━━ DATA FOR THE TASK ━━

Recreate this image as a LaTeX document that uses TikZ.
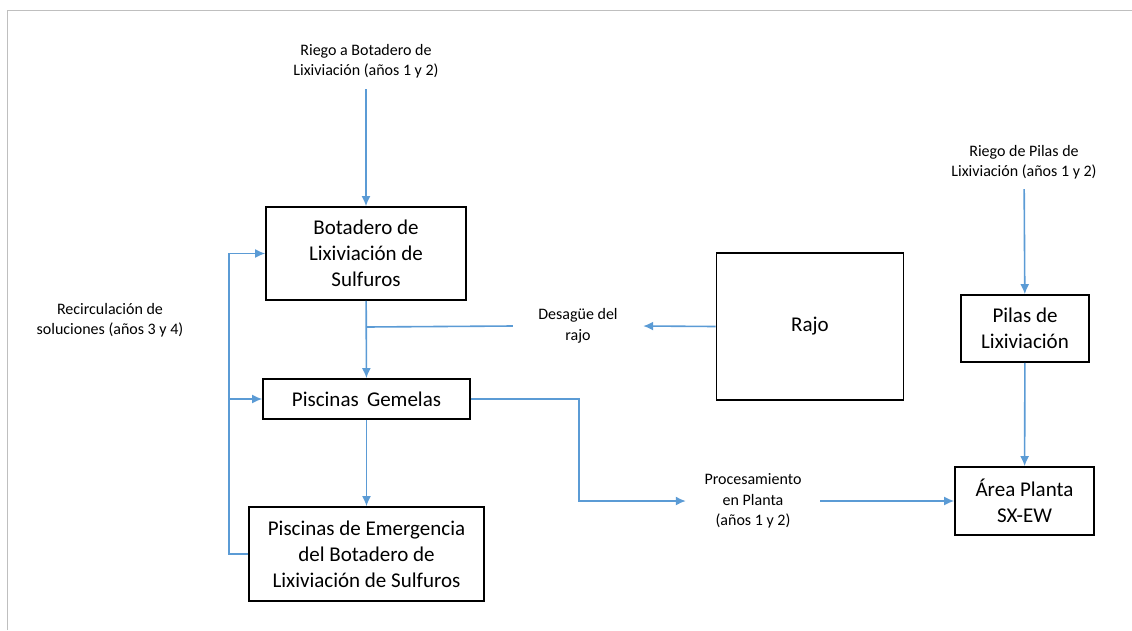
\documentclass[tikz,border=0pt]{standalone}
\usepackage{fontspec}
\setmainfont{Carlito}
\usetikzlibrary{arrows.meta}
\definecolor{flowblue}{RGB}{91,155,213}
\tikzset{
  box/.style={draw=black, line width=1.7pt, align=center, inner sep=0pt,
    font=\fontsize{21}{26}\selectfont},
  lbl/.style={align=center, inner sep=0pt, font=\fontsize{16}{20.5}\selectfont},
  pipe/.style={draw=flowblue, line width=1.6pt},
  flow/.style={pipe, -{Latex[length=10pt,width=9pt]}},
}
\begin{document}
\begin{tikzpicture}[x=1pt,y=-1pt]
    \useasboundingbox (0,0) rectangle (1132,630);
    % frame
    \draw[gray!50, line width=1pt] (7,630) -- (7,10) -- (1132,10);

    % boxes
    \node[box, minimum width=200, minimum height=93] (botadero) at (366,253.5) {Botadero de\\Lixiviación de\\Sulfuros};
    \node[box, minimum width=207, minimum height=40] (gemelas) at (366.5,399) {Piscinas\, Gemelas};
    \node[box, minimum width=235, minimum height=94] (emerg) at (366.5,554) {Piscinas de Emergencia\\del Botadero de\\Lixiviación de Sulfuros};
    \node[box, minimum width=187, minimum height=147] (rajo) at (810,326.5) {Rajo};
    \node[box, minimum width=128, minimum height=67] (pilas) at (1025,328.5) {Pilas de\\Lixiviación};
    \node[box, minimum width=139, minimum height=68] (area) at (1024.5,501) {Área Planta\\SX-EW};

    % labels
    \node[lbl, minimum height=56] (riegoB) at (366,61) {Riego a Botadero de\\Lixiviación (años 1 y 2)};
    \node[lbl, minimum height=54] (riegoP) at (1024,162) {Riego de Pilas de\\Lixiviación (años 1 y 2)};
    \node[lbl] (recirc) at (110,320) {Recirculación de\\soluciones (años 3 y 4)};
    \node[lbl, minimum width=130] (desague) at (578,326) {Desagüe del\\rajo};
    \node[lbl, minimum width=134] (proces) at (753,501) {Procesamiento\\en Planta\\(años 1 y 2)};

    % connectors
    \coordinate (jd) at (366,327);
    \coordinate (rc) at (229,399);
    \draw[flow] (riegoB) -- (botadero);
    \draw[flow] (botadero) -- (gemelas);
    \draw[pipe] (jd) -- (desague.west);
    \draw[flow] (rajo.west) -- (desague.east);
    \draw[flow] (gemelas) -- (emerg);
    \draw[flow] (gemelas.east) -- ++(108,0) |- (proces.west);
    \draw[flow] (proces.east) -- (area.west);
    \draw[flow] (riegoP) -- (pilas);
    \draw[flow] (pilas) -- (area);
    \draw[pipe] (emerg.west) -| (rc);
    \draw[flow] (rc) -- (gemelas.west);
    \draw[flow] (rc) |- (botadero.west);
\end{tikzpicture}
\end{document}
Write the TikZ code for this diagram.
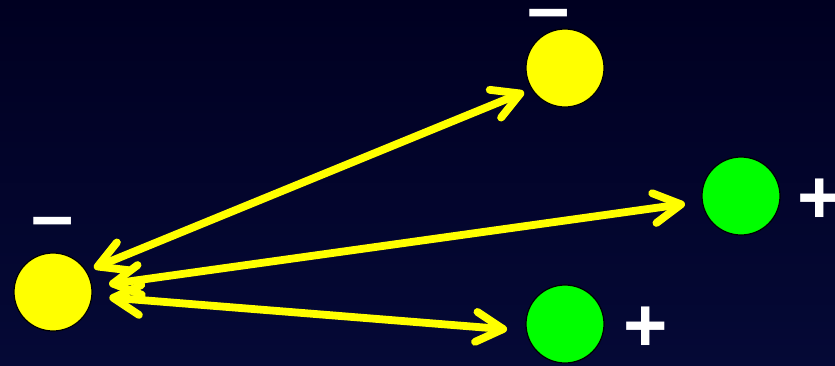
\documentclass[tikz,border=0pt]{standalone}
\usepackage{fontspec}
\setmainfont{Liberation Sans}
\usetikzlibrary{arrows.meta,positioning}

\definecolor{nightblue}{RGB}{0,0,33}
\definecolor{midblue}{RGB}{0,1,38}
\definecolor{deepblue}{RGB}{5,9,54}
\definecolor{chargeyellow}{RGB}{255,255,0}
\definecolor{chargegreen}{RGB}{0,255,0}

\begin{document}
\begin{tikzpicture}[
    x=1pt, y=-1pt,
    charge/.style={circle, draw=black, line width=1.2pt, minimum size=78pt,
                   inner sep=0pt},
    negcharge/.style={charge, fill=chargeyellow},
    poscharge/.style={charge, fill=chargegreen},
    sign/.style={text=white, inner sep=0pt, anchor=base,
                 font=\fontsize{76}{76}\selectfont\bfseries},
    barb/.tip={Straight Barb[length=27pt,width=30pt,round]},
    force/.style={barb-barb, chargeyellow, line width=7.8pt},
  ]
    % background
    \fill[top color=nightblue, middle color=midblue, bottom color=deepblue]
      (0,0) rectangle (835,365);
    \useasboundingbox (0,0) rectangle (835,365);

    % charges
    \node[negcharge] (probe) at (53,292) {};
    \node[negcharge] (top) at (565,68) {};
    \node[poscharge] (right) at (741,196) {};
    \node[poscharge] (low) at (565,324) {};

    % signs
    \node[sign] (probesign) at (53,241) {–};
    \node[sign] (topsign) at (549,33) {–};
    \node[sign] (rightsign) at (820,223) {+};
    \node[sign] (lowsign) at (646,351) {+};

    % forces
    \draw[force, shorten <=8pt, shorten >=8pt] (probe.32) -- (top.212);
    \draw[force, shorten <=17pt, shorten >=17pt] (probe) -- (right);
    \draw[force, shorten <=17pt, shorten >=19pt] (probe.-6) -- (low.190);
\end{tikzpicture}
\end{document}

━━━

— EXERCISE DESCRIPTION —
Quote every record above exactly, leaving out the pictures.

— RESPONSE —
Recreate this image as a LaTeX document that uses TikZ.
\documentclass[tikz,border=0pt]{standalone}
\usepackage{fontspec}
\setmainfont{Carlito}
\usetikzlibrary{arrows.meta}
\definecolor{flowblue}{RGB}{91,155,213}
\tikzset{
  box/.style={draw=black, line width=1.7pt, align=center, inner sep=0pt,
    font=\fontsize{21}{26}\selectfont},
  lbl/.style={align=center, inner sep=0pt, font=\fontsize{16}{20.5}\selectfont},
  pipe/.style={draw=flowblue, line width=1.6pt},
  flow/.style={pipe, -{Latex[length=10pt,width=9pt]}},
}
\begin{document}
\begin{tikzpicture}[x=1pt,y=-1pt]
    \useasboundingbox (0,0) rectangle (1132,630);
    % frame
    \draw[gray!50, line width=1pt] (7,630) -- (7,10) -- (1132,10);

    % boxes
    \node[box, minimum width=200, minimum height=93] (botadero) at (366,253.5) {Botadero de\\Lixiviación de\\Sulfuros};
    \node[box, minimum width=207, minimum height=40] (gemelas) at (366.5,399) {Piscinas\, Gemelas};
    \node[box, minimum width=235, minimum height=94] (emerg) at (366.5,554) {Piscinas de Emergencia\\del Botadero de\\Lixiviación de Sulfuros};
    \node[box, minimum width=187, minimum height=147] (rajo) at (810,326.5) {Rajo};
    \node[box, minimum width=128, minimum height=67] (pilas) at (1025,328.5) {Pilas de\\Lixiviación};
    \node[box, minimum width=139, minimum height=68] (area) at (1024.5,501) {Área Planta\\SX-EW};

    % labels
    \node[lbl, minimum height=56] (riegoB) at (366,61) {Riego a Botadero de\\Lixiviación (años 1 y 2)};
    \node[lbl, minimum height=54] (riegoP) at (1024,162) {Riego de Pilas de\\Lixiviación (años 1 y 2)};
    \node[lbl] (recirc) at (110,320) {Recirculación de\\soluciones (años 3 y 4)};
    \node[lbl, minimum width=130] (desague) at (578,326) {Desagüe del\\rajo};
    \node[lbl, minimum width=134] (proces) at (753,501) {Procesamiento\\en Planta\\(años 1 y 2)};

    % connectors
    \coordinate (jd) at (366,327);
    \coordinate (rc) at (229,399);
    \draw[flow] (riegoB) -- (botadero);
    \draw[flow] (botadero) -- (gemelas);
    \draw[pipe] (jd) -- (desague.west);
    \draw[flow] (rajo.west) -- (desague.east);
    \draw[flow] (gemelas) -- (emerg);
    \draw[flow] (gemelas.east) -- ++(108,0) |- (proces.west);
    \draw[flow] (proces.east) -- (area.west);
    \draw[flow] (riegoP) -- (pilas);
    \draw[flow] (pilas) -- (area);
    \draw[pipe] (emerg.west) -| (rc);
    \draw[flow] (rc) -- (gemelas.west);
    \draw[flow] (rc) |- (botadero.west);
\end{tikzpicture}
\end{document}
Write the TikZ code for this diagram.
\documentclass[tikz,border=0pt]{standalone}
\usepackage{fontspec}
\setmainfont{Liberation Sans}
\usetikzlibrary{arrows.meta,positioning}

\definecolor{nightblue}{RGB}{0,0,33}
\definecolor{midblue}{RGB}{0,1,38}
\definecolor{deepblue}{RGB}{5,9,54}
\definecolor{chargeyellow}{RGB}{255,255,0}
\definecolor{chargegreen}{RGB}{0,255,0}

\begin{document}
\begin{tikzpicture}[
    x=1pt, y=-1pt,
    charge/.style={circle, draw=black, line width=1.2pt, minimum size=78pt,
                   inner sep=0pt},
    negcharge/.style={charge, fill=chargeyellow},
    poscharge/.style={charge, fill=chargegreen},
    sign/.style={text=white, inner sep=0pt, anchor=base,
                 font=\fontsize{76}{76}\selectfont\bfseries},
    barb/.tip={Straight Barb[length=27pt,width=30pt,round]},
    force/.style={barb-barb, chargeyellow, line width=7.8pt},
  ]
    % background
    \fill[top color=nightblue, middle color=midblue, bottom color=deepblue]
      (0,0) rectangle (835,365);
    \useasboundingbox (0,0) rectangle (835,365);

    % charges
    \node[negcharge] (probe) at (53,292) {};
    \node[negcharge] (top) at (565,68) {};
    \node[poscharge] (right) at (741,196) {};
    \node[poscharge] (low) at (565,324) {};

    % signs
    \node[sign] (probesign) at (53,241) {–};
    \node[sign] (topsign) at (549,33) {–};
    \node[sign] (rightsign) at (820,223) {+};
    \node[sign] (lowsign) at (646,351) {+};

    % forces
    \draw[force, shorten <=8pt, shorten >=8pt] (probe.32) -- (top.212);
    \draw[force, shorten <=17pt, shorten >=17pt] (probe) -- (right);
    \draw[force, shorten <=17pt, shorten >=19pt] (probe.-6) -- (low.190);
\end{tikzpicture}
\end{document}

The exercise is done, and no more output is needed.